▶ _WHAT IS ASKED_: Copy exactly the lines from the start of the material through the line with "5.5, 5.5, 5.5]". Pictures stay out of the copy.

+++

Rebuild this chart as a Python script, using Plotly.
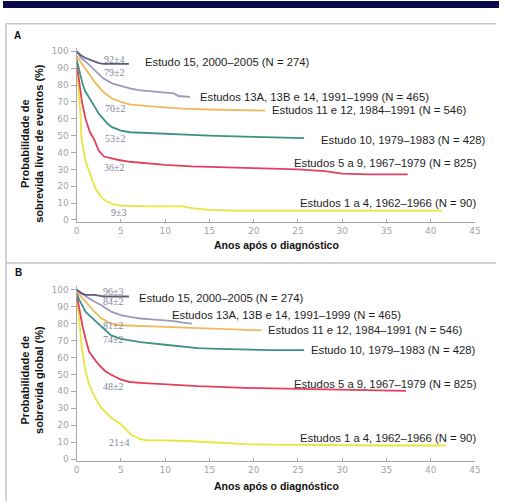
import plotly.graph_objects as go

W, H = 505, 504

# ---------------- Data: Panel A (event-free survival) ----------------
a15_t = [0, 0.5, 1, 1.5, 2, 2.5, 3, 4, 5, 5.9]
a15_v = [100, 97.5, 96, 95, 94, 93, 92.5, 92.5, 92.5, 92.5]
a13_t = [0, 0.5, 1, 1.5, 2, 3, 4, 5, 6, 7, 8, 9, 10, 11, 11.5, 12.8]
a13_v = [100, 96, 94, 91.5, 88.5, 84, 81, 79.5, 78, 77, 76.5, 76, 75.5, 75, 73.5, 73]
a11_t = [0, 0.5, 1, 1.5, 2, 3, 4, 5, 6, 8, 10, 12, 15, 18, 21.3]
a11_v = [97, 93, 89.5, 86, 82, 76, 72, 70, 68.5, 67.5, 66.7, 66, 65.5, 65, 64.8]
a10_t = [0, 0.3, 0.7, 1, 1.5, 2, 2.5, 3, 3.5, 4, 5, 6, 8, 10, 15, 20, 25.7]
a10_v = [95, 88, 80, 76, 72, 67.5, 63, 60, 57, 55, 53, 52, 51.5, 51, 50, 49.3, 48.5]
a5_t = [0, 0.3, 0.6, 1, 1.5, 2, 2.5, 3.1, 4, 4.6, 6, 8, 10, 13, 16, 20, 25, 28, 30, 33, 37.4]
a5_v = [93, 82, 70, 60, 52, 47.5, 41, 37.6, 36.3, 35.7, 34.5, 33.5, 32.7, 31.8, 31.3, 30.8, 30, 29, 27.5, 27, 27]
a1_t = [0, 0.2, 0.4, 0.55, 0.8, 1, 1.25, 1.5, 1.8, 2.2, 2.7, 3.3, 4.2, 5, 8, 12, 13, 15, 18, 25, 35, 41.3]
a1_v = [92, 80, 65, 48, 40, 35, 31, 28, 23, 18, 14, 11.2, 9.2, 8.5, 8, 8, 7, 6, 5.5, 5.5, 5.5, 5.5]

# ---------------- Data: Panel B (overall survival) ----------------
b15_t = [0, 0.5, 1, 2, 2.5, 3, 5.9]
b15_v = [100, 98, 97, 97, 96.5, 96, 96]
b13_t = [0, 0.5, 1, 1.5, 2, 2.8, 3.9, 5, 6, 7.2, 8.5, 10, 11, 12, 13]
b13_v = [100, 98, 96, 94.5, 93, 90.8, 87, 85, 84, 83, 82.5, 82, 81.5, 80.5, 80]
b11_t = [0, 0.5, 1, 1.4, 2, 2.8, 3.9, 5, 7, 10, 13, 16, 19, 20.9]
b11_v = [99, 96, 93, 90.8, 87, 83, 80, 79, 78.5, 78, 77.5, 77, 76.3, 76]
b10_t = [0, 0.3, 0.7, 1, 1.4, 2, 2.8, 3.3, 3.9, 5, 7.2, 10, 13.7, 16, 19, 22, 25.7]
b10_v = [98, 94, 90, 87, 85, 82, 78.5, 76, 73, 71, 69, 67.5, 65.5, 65, 64.5, 64.3, 64.3]
b5_t = [0, 0.3, 0.65, 1, 1.4, 2, 2.5, 3.2, 3.9, 5, 6, 7.2, 10, 13.7, 19, 25, 30, 34, 37.2]
b5_v = [97, 88, 79, 71, 63.5, 59, 55.7, 52, 49.8, 46.9, 45.5, 45, 44, 43, 42, 41.5, 41, 40.5, 40.3]
b1_t = [0, 0.3, 0.6, 1, 1.4, 2.1, 2.8, 3.9, 5, 6.1, 7.2, 8, 10, 13, 15.5, 19, 22, 25, 30, 35, 41.7]
b1_v = [97, 79, 65, 52, 44, 36, 30, 24.4, 20.5, 14.6, 11.7, 11, 11, 10.5, 9.8, 8.8, 8.5, 8.3, 8, 8, 8]

series_names = [
    "Estudo 15, 2000–2005 (N = 274)",
    "Estudos 13A, 13B e 14, 1991–1999 (N = 465)",
    "Estudos 11 e 12, 1984–1991 (N = 546)",
    "Estudo 10, 1979–1983 (N = 428)",
    "Estudos 5 a 9, 1967–1979 (N = 825)",
    "Estudos 1 a 4, 1962–1966 (N = 90)",
]
series_colors = ["#5c5c74", "#9a9abc", "#f0b85c", "#3e9088", "#e2405c", "#e6e63c"]
stats_A = ["92±4", "79±2", "70±2", "53±2", "36±2", "9±3"]
stats_B = ["96±3", "84±2", "81±2", "74±2", "48±2", "21±4"]
x_ticks = [0, 5, 10, 15, 20, 25, 30, 35, 40, 45]
y_ticks = [0, 10, 20, 30, 40, 50, 60, 70, 80, 90, 100]

curves_A = [(a15_t, a15_v), (a13_t, a13_v), (a11_t, a11_v), (a10_t, a10_v), (a5_t, a5_v), (a1_t, a1_v)]
curves_B = [(b15_t, b15_v), (b13_t, b13_v), (b11_t, b11_v), (b10_t, b10_v), (b5_t, b5_v), (b1_t, b1_v)]

def px(x):
    return x / W

def py(y):
    return 1 - y / H

fig = go.Figure()
order = [5, 4, 3, 2, 1, 0]
for i in order:
    t, v = curves_A[i]
    fig.add_trace(go.Scatter(x=t, y=v, mode="lines", line=dict(color=series_colors[i], width=1.8, shape="linear"),
                             xaxis="x", yaxis="y", showlegend=False, hoverinfo="skip"))
for i in order:
    t, v = curves_B[i]
    fig.add_trace(go.Scatter(x=t, y=v, mode="lines", line=dict(color=series_colors[i], width=1.8, shape="linear"),
                             xaxis="x2", yaxis="y2", showlegend=False, hoverinfo="skip"))

tickfont = dict(family="DejaVu Sans, sans-serif", size=9, color="#a4a4a4")
axcommon = dict(showgrid=False, zeroline=False, showline=True, linecolor="#a8a8a8", linewidth=1.2,
                tickcolor="#a8a8a8", tickfont=tickfont)
xdom = [px(75), px(480.5)]
fig.update_layout(
    width=W, height=H, margin=dict(l=0, r=0, t=0, b=0),
    paper_bgcolor="white", plot_bgcolor="white",
    xaxis=dict(domain=xdom, range=[0, 45], tickvals=x_ticks, ticks="inside", ticklen=3, anchor="y", **axcommon),
    yaxis=dict(domain=[py(222.4), py(47.3)], range=[-1, 102], tickvals=y_ticks, ticks="outside", ticklen=5,
               anchor="x", **axcommon),
    xaxis2=dict(domain=xdom, range=[0, 45], tickvals=x_ticks, ticks="inside", ticklen=3, anchor="y2", **axcommon),
    yaxis2=dict(domain=[py(463.4), py(287.6)], range=[-1, 102], tickvals=y_ticks, ticks="outside", ticklen=5,
                anchor="x2", **axcommon),
)

shapes = [
    dict(type="rect", xref="paper", yref="paper", x0=0, x1=1, y0=py(7), y1=1, fillcolor="#08084a", line=dict(width=0)),
    dict(type="line", xref="paper", yref="paper", x0=px(3), x1=px(502), y0=py(23), y1=py(23), line=dict(color="#c4c4c4", width=1.5)),
    dict(type="line", xref="paper", yref="paper", x0=px(3), x1=px(502), y0=py(264), y1=py(264), line=dict(color="#c4c4c4", width=1.5)),
    dict(type="line", xref="paper", yref="paper", x0=px(3), x1=px(3), y0=py(23), y1=0, line=dict(color="#c4c4c4", width=1.5)),
]
fig.update_layout(shapes=shapes)

lab_font = dict(family="Liberation Sans, Arial, sans-serif", size=11.3, color="#1e1e1e")
stat_font = dict(family="Liberation Serif, serif", size=10, color="#84849a")
bold_font = dict(family="Liberation Sans, Arial, sans-serif", size=11, color="#111111")

annotations = []
labA = [(142.7, 61.5), (198.3, 97), (271.5, 110), (321.7, 140), (294.3, 163), (300.7, 203.3)]
labB = [(136.7, 299), (170, 317), (267.3, 331.7), (311.7, 351.7), (294.3, 386), (300.7, 440)]
statA = [(114, 59), (114, 71.7), (115, 108.3), (115, 138.3), (114, 168.3), (118, 213.3)]
statB = [(112.5, 293.3), (112.5, 303.3), (112.5, 326.7), (112.5, 341.7), (112.5, 388.3), (119, 445)]
for i in range(6):
    for (lx, ly) in (labA[i], labB[i]):
        annotations.append(dict(x=px(lx), y=py(ly), xref="paper", yref="paper", text=series_names[i],
                                showarrow=False, xanchor="left", yanchor="middle", font=lab_font))
    annotations.append(dict(x=px(statA[i][0]), y=py(statA[i][1]), xref="paper", yref="paper", text=stats_A[i],
                            showarrow=False, xanchor="center", yanchor="middle", font=stat_font))
    annotations.append(dict(x=px(statB[i][0]), y=py(statB[i][1]), xref="paper", yref="paper", text=stats_B[i],
                            showarrow=False, xanchor="center", yanchor="middle", font=stat_font))

annotations += [
    dict(x=px(9), y=py(35), xref="paper", yref="paper", text="<b>A</b>", showarrow=False,
         xanchor="left", yanchor="middle", font=dict(family="Liberation Sans, Arial", size=10, color="#111")),
    dict(x=px(10), y=py(274), xref="paper", yref="paper", text="<b>B</b>", showarrow=False,
         xanchor="left", yanchor="middle", font=dict(family="Liberation Sans, Arial", size=10, color="#111")),
    dict(x=px(278.5), y=py(246), xref="paper", yref="paper", text="<b>Anos após o diagnóstico</b>",
         showarrow=False, xanchor="center", yanchor="middle", font=dict(family="Liberation Sans, Arial", size=10.5, color="#111")),
    dict(x=px(278.5), y=py(488.5), xref="paper", yref="paper", text="<b>Anos após o diagnóstico</b>",
         showarrow=False, xanchor="center", yanchor="middle", font=dict(family="Liberation Sans, Arial", size=10.5, color="#111")),
    dict(x=px(29.5), y=py(143), xref="paper", yref="paper", text="<b>Probabilidade de<br>sobrevida livre de eventos (%)</b>",
         showarrow=False, xanchor="center", yanchor="middle", textangle=-90, font=bold_font),
    dict(x=px(29.5), y=py(382), xref="paper", yref="paper", text="<b>Probabilidade de<br>sobrevida global (%)</b>",
         showarrow=False, xanchor="center", yanchor="middle", textangle=-90, font=bold_font),
]
fig.update_layout(annotations=annotations)

fig.write_html("out.html", config={"displayModeBar": False},
               post_script="document.body.style.margin='0';document.body.style.padding='0';document.body.style.overflow='hidden';")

+++

▶ _FINAL RESULT_:
Rebuild this chart as a Python script, using Plotly.
import plotly.graph_objects as go

W, H = 505, 504

# ---------------- Data: Panel A (event-free survival) ----------------
a15_t = [0, 0.5, 1, 1.5, 2, 2.5, 3, 4, 5, 5.9]
a15_v = [100, 97.5, 96, 95, 94, 93, 92.5, 92.5, 92.5, 92.5]
a13_t = [0, 0.5, 1, 1.5, 2, 3, 4, 5, 6, 7, 8, 9, 10, 11, 11.5, 12.8]
a13_v = [100, 96, 94, 91.5, 88.5, 84, 81, 79.5, 78, 77, 76.5, 76, 75.5, 75, 73.5, 73]
a11_t = [0, 0.5, 1, 1.5, 2, 3, 4, 5, 6, 8, 10, 12, 15, 18, 21.3]
a11_v = [97, 93, 89.5, 86, 82, 76, 72, 70, 68.5, 67.5, 66.7, 66, 65.5, 65, 64.8]
a10_t = [0, 0.3, 0.7, 1, 1.5, 2, 2.5, 3, 3.5, 4, 5, 6, 8, 10, 15, 20, 25.7]
a10_v = [95, 88, 80, 76, 72, 67.5, 63, 60, 57, 55, 53, 52, 51.5, 51, 50, 49.3, 48.5]
a5_t = [0, 0.3, 0.6, 1, 1.5, 2, 2.5, 3.1, 4, 4.6, 6, 8, 10, 13, 16, 20, 25, 28, 30, 33, 37.4]
a5_v = [93, 82, 70, 60, 52, 47.5, 41, 37.6, 36.3, 35.7, 34.5, 33.5, 32.7, 31.8, 31.3, 30.8, 30, 29, 27.5, 27, 27]
a1_t = [0, 0.2, 0.4, 0.55, 0.8, 1, 1.25, 1.5, 1.8, 2.2, 2.7, 3.3, 4.2, 5, 8, 12, 13, 15, 18, 25, 35, 41.3]
a1_v = [92, 80, 65, 48, 40, 35, 31, 28, 23, 18, 14, 11.2, 9.2, 8.5, 8, 8, 7, 6, 5.5, 5.5, 5.5, 5.5]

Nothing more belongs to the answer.